Cell phone use could cause brain cancer
LYON, France, Wednesday June 1, 2011 – With the Caribbean having one of the highest levels of mobile penetration in the world, residents will no doubt be paying close attention to the latest findings by a group of scientists that exposure to electromagnetic fields emitted by cell phones could possibly cause cancer, including an increased risk in a malignant type of brain tumour.
The findings were reported by the World Health Organization’s (WHO) International Agency for Research on Cancer (IARC) as a group of 31 scientists from 14 countries was meeting at its headquarters in Lyon, France, to assess the potential cancer risks from exposure to radiofrequency electromagnetic fields.
The working group evaluated the relevant literature and discussed the possibility that these exposures might induce long-term health effects, in particular an increased risk for glioma, a type of brain cancer, according to WHO and IARC.

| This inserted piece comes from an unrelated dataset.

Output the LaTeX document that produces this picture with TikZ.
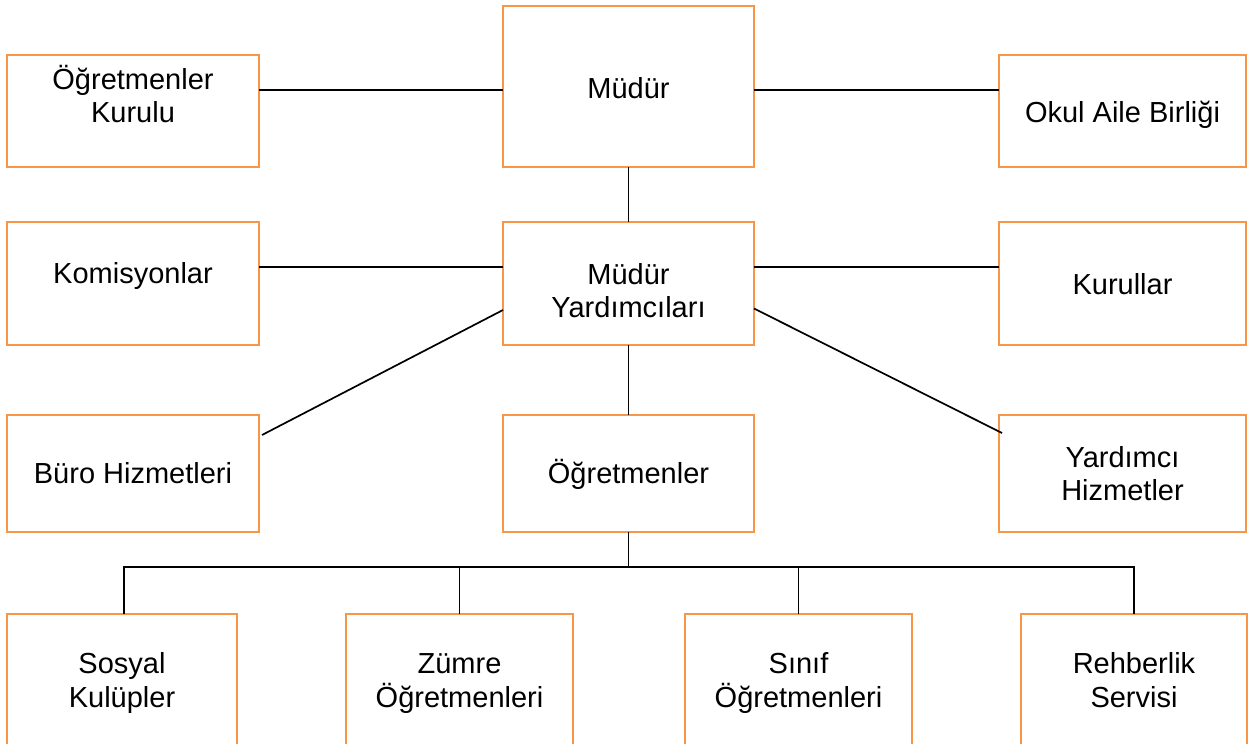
\documentclass[tikz,border=0pt]{standalone}
\usepackage{fontspec}
\setmainfont{Liberation Sans}
\definecolor{boxorange}{RGB}{247,150,70}
\tikzset{
  orgbox/.style={draw=boxorange, line width=2.2pt, rectangle, inner sep=0pt, outer sep=0pt, fill=white},
  lbl/.style={anchor=base, inner sep=0pt, font=\fontsize{29}{33}\selectfont, text=black},
  conn/.style={draw=black, line width=1.7pt}
}
\begin{document}
\begin{tikzpicture}[x=1pt, y=-1pt]
\useasboundingbox (0,0) rectangle (1248,744);
\clip (0,0) rectangle (1248,744);
\fill[white] (0,0) rectangle (1248,744);
% boxes
\node[orgbox, minimum width=252pt, minimum height=112pt] (ogk) at (133,111) {};
\node[orgbox, minimum width=251pt, minimum height=161pt] (mud) at (628.5,86.5) {};
\node[orgbox, minimum width=247pt, minimum height=112pt] (oab) at (1122.5,111) {};
\node[orgbox, minimum width=252pt, minimum height=123pt] (kom) at (133,283.5) {};
\node[orgbox, minimum width=251pt, minimum height=123pt] (my) at (628.5,283.5) {};
\node[orgbox, minimum width=247pt, minimum height=123pt] (kur) at (1122.5,283.5) {};
\node[orgbox, minimum width=252pt, minimum height=117pt] (buro) at (133,473.5) {};
\node[orgbox, minimum width=251pt, minimum height=117pt] (ogr) at (628.5,473.5) {};
\node[orgbox, minimum width=247pt, minimum height=117pt] (yh) at (1122.5,473.5) {};
\node[orgbox, minimum width=230pt, minimum height=160pt] (sos) at (122,694) {};
\node[orgbox, minimum width=227pt, minimum height=160pt] (zum) at (459.5,694) {};
\node[orgbox, minimum width=227pt, minimum height=160pt] (sin) at (798.5,694) {};
\node[orgbox, minimum width=226pt, minimum height=160pt] (reh) at (1134,694) {};
% labels
\node[lbl] (t1a) at (133,89) {Öğretmenler};
\node[lbl] (t1b) at (133,122) {Kurulu};
\node[lbl] (t2) at (628.5,98) {Müdür};
\node[lbl] (t3) at (1122.5,122) {Okul Aile Birliği};
\node[lbl] (t4) at (133,283) {Komisyonlar};
\node[lbl] (t5a) at (628.5,284) {Müdür};
\node[lbl] (t5b) at (628.5,317) {Yardımcıları};
\node[lbl] (t6) at (1122.5,294) {Kurullar};
\node[lbl] (t7) at (133,483) {Büro Hizmetleri};
\node[lbl] (t8) at (628.5,483) {Öğretmenler};
\node[lbl] (t9a) at (1122.5,467) {Yardımcı};
\node[lbl] (t9b) at (1122.5,500) {Hizmetler};
\node[lbl] (t10a) at (122,673) {Sosyal};
\node[lbl] (t10b) at (122,707) {Kulüpler};
\node[lbl] (t11a) at (459.5,673) {Zümre};
\node[lbl] (t11b) at (459.5,707) {Öğretmenleri};
\node[lbl] (t12a) at (798.5,673) {Sınıf};
\node[lbl] (t12b) at (798.5,707) {Öğretmenleri};
\node[lbl] (t13a) at (1134,673) {Rehberlik};
\node[lbl] (t13b) at (1134,707) {Servisi};
% helper coordinates
\coordinate (ytop) at (0,90);
\coordinate (ymid) at (0,267);
\coordinate (bus) at (629,567);
% connectors
\draw[conn] (ogk.east |- ytop) -- (mud.west |- ytop);
\draw[conn] (mud.east |- ytop) -- (oab.west |- ytop);
\draw[conn] (mud.south) -- (my.north);
\draw[conn] (kom.east |- ymid) -- (my.west |- ymid);
\draw[conn] (my.east |- ymid) -- (kur.west |- ymid);
\draw[conn] ([yshift=-26.5pt]my.west) -- ([xshift=3pt,yshift=38.5pt]buro.east);
\draw[conn] ([yshift=-25pt]my.east) -- ([xshift=3pt,yshift=40.5pt]yh.west);
\draw[conn] (my.south) -- (ogr.north);
\draw[conn] (ogr.south) -- (ogr.south |- bus);
\draw[conn] ([xshift=2pt]sos.north) -- ([xshift=2pt]sos.north |- bus) -- (reh.north |- bus) -- (reh.north);
\draw[conn] (zum.north) -- (zum.north |- bus);
\draw[conn] (sin.north) -- (sin.north |- bus);
\end{tikzpicture}
\end{document}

However, the researchers did say the evidence was not conclusive.
Of the five scientific labels which the IARC could give – carcinogenic, probably carcinogenic, possibly carcinogenic, not classifiable or probably not carcinogenic – it rated cell phones as "possibly carcinogenic" because of the potential link with glioma.
"Given the potential consequences for public health of this classification and findings it is important that additional research be conducted into the long term, heavy use of mobile phones,” said Director of the IARC, Christopher Wild.
"Pending the availability of such information, it is important to take pragmatic measures to reduce exposure such as hands free devices or texting."
There has been mounting concern the past few years about the possibility of adverse health effects resulting from exposure to radiofrequency electromagnetic fields, such as those emitted by wireless communication devices.
The number of mobile phone subscriptions is now estimated at five billion globally.
A March 2011 report indicated that by early that year, average mobile penetration in Caribbean countries was over 62 percent, with rates ranging from single figures to over 300 percent in individual countries.